To be completely honest, I find this ridiculous. You ship a phone with
OpenGL ES 2.0 hardware and _months_ later, there's still no way for
developers to use the 2.0 functionality. I got a Nexus One the other
day, and my first instinct was to find a game on the Marketplace that
would show off it's hardware. To my dismay, the best I could do was
some tower defense game. No OpenGL ES 2.0 vertex shaders to be seen,
anywhere. Why even bother with the expensive hardware? If we're going
to write games for this platform (or graphics intensive paintings
apps, in my case) we need to see a commitment to graphics from the
Android team and we need to see APIs appearing alongside hardware.

Not only are OpenGL ES 2.0 functions missing from the Java APIs, some
of the existing APIs for OpenGL extensions don't actually work on the
phones that support those extensions (they're hardcoded to return an
exception, even if the extension is there). My app requires OpenGL ES
1.1 and the GL_FRAMEBUFFER_OES extension. It should work on the DROID
and Nexus One, but the Java functions for the framebuffer extension
just _don't work_. (confirmed via developer relations)

Give me working graphics APIs and I'll write a great painting app.
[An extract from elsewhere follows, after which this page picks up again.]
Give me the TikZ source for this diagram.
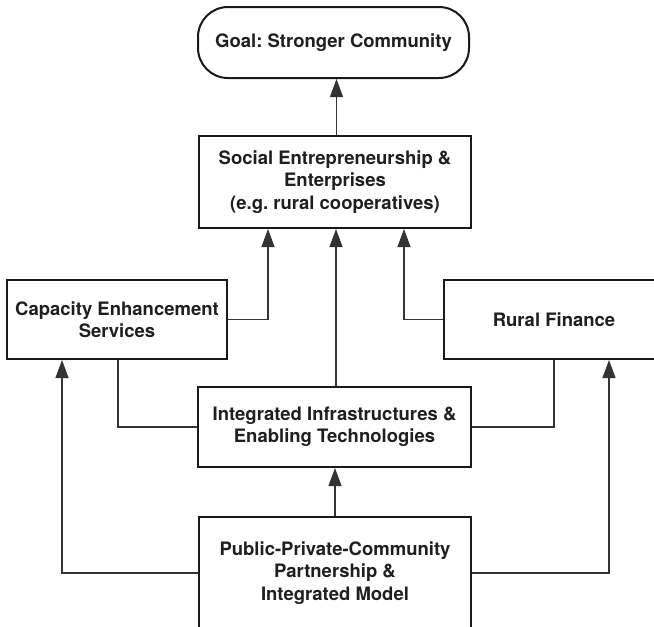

For
now, I'm off to work on the iPad!

- Ben


On Feb 10, 8:21 am, Justin Giles <[email protected]> wrote:
> >> How about a ballpark guess?  Months?  Years?
>
> Hey, me too!  Trying to find a good book on OpenGL ES 1.x is tough.  Finding
> one with OpenGL ES 1.x + Java is near impossible.  There seems to be an
> abundance of OpenGL ES 2.0 books available and the documentation + examples
> is much easier to find online.  Any general time frame (don't worry, I won't
> hold you to it.  I understand development time lines) would be very
> helpful.  While I, along with others in the developers group, would prefer
> the time frame to be in the months range, if it is in the years range, then
> I'm sure others would benefit in knowing this so that we can rearrange our
> development plans accordingly.
>
> Thanks for any input from anyone in the "know"!